EXERCISE AIM:
Leave out every picture, and retype exactly the lines from the line with "Give me the D3.js source for this chart." through the line with "i) => barColors[i]);", both ends included.

Extracted records
----

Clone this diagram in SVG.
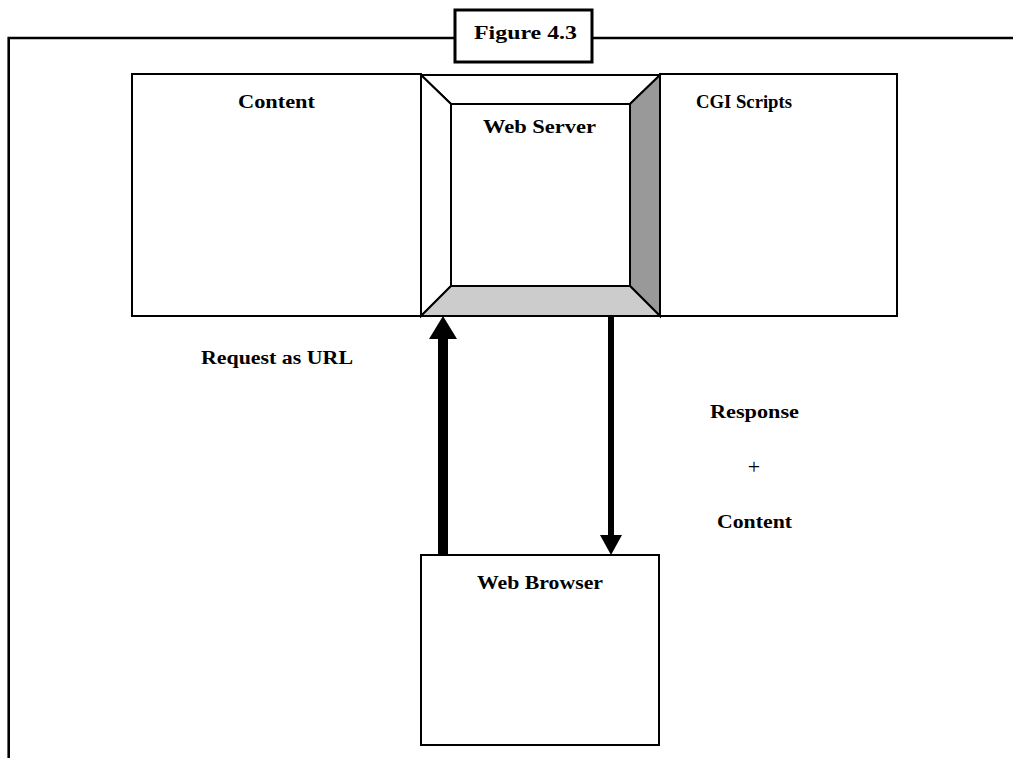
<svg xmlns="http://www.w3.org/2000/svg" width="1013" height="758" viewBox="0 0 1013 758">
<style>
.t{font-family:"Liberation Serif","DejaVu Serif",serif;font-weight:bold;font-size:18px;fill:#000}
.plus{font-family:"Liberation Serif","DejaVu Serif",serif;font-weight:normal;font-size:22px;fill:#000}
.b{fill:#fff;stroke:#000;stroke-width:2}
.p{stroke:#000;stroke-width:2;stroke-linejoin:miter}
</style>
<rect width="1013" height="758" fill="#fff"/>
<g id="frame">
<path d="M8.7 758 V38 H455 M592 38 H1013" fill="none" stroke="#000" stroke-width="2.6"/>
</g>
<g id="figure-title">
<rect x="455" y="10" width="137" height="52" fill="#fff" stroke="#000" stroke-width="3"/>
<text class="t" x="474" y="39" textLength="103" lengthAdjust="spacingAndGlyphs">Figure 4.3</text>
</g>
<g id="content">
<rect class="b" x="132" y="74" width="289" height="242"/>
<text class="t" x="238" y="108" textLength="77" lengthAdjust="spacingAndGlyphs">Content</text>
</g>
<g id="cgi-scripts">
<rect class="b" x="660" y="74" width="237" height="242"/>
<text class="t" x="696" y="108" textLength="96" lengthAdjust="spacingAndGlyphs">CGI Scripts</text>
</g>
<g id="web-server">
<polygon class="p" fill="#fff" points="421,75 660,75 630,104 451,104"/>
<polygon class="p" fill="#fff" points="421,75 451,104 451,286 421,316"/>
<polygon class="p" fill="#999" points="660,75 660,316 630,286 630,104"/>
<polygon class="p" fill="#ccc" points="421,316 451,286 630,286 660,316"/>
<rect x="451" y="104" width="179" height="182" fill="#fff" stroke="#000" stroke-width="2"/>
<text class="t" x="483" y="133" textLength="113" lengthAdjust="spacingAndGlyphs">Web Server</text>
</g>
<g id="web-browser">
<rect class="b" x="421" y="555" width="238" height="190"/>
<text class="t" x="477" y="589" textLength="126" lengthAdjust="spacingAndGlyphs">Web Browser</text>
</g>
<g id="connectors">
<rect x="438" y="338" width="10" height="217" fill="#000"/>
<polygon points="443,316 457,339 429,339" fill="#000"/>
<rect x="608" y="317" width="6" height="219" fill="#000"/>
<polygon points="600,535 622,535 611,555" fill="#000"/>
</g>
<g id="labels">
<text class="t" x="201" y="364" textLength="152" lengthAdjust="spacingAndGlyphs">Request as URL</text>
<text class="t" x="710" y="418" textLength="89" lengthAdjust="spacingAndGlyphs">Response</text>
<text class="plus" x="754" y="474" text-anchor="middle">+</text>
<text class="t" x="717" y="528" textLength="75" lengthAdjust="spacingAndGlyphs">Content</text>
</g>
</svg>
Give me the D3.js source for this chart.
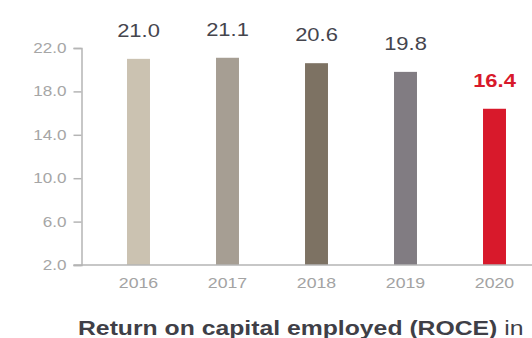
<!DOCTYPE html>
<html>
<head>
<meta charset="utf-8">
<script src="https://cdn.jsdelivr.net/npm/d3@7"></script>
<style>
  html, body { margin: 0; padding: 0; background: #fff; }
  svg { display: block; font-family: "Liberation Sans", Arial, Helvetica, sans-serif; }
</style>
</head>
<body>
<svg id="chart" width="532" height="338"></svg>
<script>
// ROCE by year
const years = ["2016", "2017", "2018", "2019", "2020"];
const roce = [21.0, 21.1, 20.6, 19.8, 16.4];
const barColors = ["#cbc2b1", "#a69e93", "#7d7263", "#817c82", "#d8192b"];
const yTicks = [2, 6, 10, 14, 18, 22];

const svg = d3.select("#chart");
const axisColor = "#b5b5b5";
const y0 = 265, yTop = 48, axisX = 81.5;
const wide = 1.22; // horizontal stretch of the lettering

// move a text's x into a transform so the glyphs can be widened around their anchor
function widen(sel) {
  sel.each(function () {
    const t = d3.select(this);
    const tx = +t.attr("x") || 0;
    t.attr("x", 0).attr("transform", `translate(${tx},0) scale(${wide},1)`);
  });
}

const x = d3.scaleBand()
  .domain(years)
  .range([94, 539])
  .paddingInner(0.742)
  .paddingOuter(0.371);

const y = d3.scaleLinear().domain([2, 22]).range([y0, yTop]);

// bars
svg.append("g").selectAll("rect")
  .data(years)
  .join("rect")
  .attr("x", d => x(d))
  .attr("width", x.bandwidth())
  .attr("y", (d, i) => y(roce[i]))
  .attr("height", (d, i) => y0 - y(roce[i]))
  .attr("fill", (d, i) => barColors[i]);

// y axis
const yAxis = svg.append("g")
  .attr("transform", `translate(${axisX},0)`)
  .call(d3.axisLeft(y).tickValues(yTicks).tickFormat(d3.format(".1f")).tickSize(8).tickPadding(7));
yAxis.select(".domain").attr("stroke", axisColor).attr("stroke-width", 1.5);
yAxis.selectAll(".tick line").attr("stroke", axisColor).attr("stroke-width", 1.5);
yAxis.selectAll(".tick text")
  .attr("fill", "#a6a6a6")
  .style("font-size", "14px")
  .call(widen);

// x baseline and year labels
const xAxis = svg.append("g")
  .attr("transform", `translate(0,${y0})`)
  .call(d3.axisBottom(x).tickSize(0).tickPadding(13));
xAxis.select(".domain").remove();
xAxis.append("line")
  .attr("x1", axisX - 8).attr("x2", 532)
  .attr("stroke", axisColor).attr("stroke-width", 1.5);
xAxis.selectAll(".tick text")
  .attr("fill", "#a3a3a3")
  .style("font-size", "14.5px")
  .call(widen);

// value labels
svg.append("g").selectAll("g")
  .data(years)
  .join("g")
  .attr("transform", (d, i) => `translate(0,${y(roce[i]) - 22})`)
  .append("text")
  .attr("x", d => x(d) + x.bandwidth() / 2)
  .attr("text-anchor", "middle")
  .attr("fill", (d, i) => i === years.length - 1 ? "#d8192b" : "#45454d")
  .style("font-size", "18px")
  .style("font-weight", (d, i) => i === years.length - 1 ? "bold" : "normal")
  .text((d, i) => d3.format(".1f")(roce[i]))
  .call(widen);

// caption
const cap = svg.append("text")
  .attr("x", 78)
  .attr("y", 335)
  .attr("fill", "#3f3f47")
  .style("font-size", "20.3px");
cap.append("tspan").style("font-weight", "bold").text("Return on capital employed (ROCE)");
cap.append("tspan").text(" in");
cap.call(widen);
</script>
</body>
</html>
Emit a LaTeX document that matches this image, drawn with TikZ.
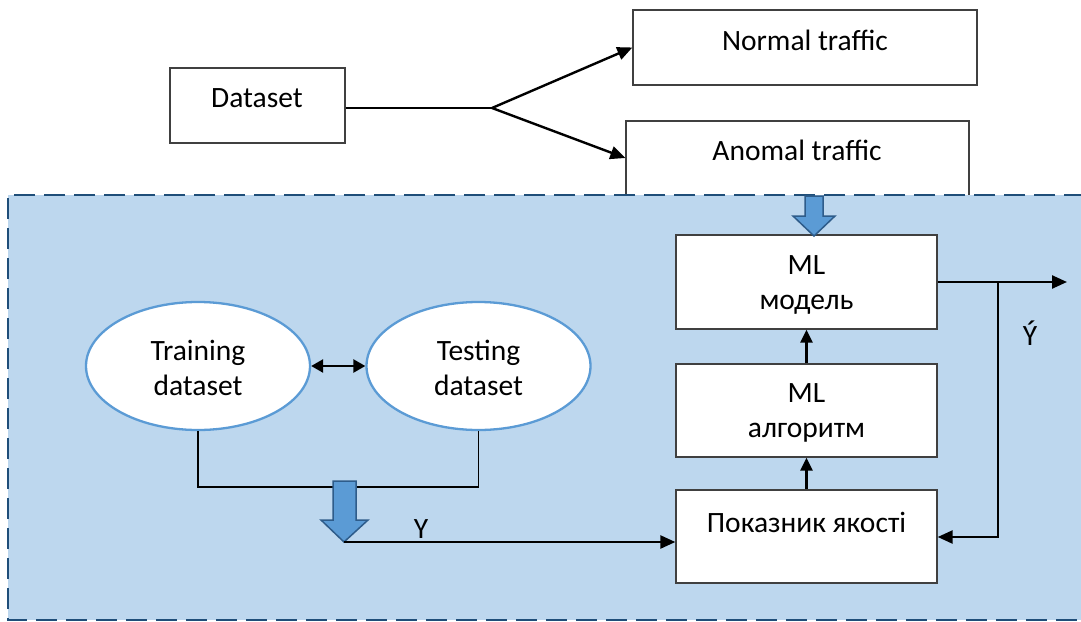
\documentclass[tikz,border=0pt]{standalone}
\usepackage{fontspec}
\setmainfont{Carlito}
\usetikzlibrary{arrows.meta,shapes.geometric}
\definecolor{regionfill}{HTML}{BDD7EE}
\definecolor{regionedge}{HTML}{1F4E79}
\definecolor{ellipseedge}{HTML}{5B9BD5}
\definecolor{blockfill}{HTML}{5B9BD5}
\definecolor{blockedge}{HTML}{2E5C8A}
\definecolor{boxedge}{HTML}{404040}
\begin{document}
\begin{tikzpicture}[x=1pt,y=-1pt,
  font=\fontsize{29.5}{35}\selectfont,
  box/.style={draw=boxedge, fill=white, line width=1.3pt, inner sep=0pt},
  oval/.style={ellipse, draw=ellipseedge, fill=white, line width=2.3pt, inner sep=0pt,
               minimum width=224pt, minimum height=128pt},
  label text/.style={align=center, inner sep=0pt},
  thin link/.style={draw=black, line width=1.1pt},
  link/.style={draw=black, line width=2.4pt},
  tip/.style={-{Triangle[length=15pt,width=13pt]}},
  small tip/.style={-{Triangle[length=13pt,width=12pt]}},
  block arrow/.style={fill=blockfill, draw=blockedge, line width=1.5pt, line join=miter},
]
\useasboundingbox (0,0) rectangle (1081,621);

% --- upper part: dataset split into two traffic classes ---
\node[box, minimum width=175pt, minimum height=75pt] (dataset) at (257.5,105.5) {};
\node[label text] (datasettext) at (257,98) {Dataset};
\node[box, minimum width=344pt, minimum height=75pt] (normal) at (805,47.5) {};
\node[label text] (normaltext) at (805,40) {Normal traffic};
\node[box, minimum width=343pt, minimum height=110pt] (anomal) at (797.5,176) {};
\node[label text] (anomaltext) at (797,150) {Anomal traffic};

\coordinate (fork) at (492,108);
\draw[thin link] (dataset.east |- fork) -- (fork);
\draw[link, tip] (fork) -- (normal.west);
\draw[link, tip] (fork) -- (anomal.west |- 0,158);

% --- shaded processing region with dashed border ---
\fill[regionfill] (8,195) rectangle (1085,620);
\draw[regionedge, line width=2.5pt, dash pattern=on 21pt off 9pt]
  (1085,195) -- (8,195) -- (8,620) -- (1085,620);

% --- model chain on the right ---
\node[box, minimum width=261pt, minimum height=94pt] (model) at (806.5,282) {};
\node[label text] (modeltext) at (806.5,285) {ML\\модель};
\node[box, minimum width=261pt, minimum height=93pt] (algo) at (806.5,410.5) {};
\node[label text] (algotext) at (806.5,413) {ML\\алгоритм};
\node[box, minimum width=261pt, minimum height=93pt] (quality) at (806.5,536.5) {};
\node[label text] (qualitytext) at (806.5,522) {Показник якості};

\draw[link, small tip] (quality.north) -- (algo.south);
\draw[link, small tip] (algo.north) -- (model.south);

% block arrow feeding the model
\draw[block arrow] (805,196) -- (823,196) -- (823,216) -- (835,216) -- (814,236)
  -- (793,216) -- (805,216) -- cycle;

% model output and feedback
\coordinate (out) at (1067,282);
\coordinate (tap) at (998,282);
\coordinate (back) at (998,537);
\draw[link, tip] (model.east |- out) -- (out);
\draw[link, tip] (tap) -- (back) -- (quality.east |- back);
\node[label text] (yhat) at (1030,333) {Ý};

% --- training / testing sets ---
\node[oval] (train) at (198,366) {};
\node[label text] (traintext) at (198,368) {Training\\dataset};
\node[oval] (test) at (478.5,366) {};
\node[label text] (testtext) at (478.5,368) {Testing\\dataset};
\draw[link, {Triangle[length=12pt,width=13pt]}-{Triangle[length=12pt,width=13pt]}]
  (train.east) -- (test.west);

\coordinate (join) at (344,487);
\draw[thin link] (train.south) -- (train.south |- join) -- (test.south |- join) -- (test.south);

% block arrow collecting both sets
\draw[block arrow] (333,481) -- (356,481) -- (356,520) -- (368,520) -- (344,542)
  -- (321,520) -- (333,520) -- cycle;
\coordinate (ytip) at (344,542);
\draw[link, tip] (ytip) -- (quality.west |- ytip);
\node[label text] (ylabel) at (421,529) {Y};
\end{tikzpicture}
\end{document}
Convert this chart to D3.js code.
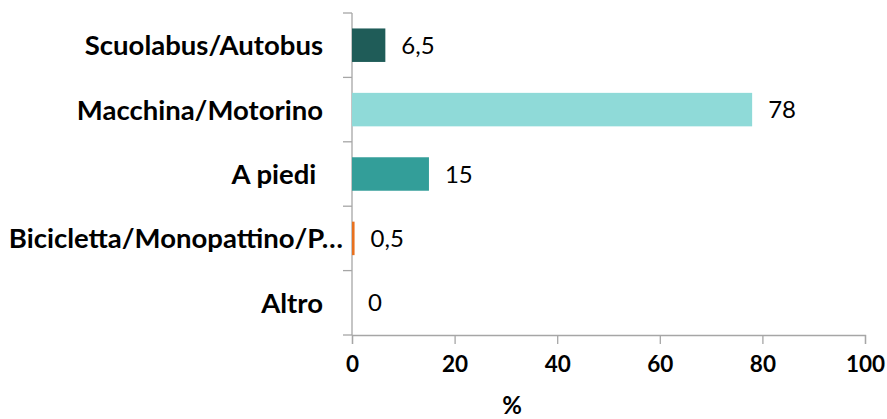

----

THE ANSWER:
Give me the D3.js source for this chart.
<!DOCTYPE html>
<html>
<head>
<meta charset="utf-8">
<script src="https://cdn.jsdelivr.net/npm/d3@7"></script>
<style>
  html, body { margin: 0; padding: 0; background: #fff; }
  svg { display: block; font-family: "Liberation Sans", Arial, Helvetica, sans-serif; }
</style>
</head>
<body>
<svg id="chart" width="532" height="338"></svg>
<script>
// ROCE by year
const years = ["2016", "2017", "2018", "2019", "2020"];
const roce = [21.0, 21.1, 20.6, 19.8, 16.4];
const barColors = ["#cbc2b1", "#a69e93", "#7d7263", "#817c82", "#d8192b"];
const yTicks = [2, 6, 10, 14, 18, 22];

const svg = d3.select("#chart");
const axisColor = "#b5b5b5";
const y0 = 265, yTop = 48, axisX = 81.5;
const wide = 1.22; // horizontal stretch of the lettering

// move a text's x into a transform so the glyphs can be widened around their anchor
function widen(sel) {
  sel.each(function () {
    const t = d3.select(this);
    const tx = +t.attr("x") || 0;
    t.attr("x", 0).attr("transform", `translate(${tx},0) scale(${wide},1)`);
  });
}

const x = d3.scaleBand()
  .domain(years)
  .range([94, 539])
  .paddingInner(0.742)
  .paddingOuter(0.371);

const y = d3.scaleLinear().domain([2, 22]).range([y0, yTop]);

// bars
svg.append("g").selectAll("rect")
  .data(years)
  .join("rect")
  .attr("x", d => x(d))
  .attr("width", x.bandwidth())
  .attr("y", (d, i) => y(roce[i]))
  .attr("height", (d, i) => y0 - y(roce[i]))
  .attr("fill", (d, i) => barColors[i]);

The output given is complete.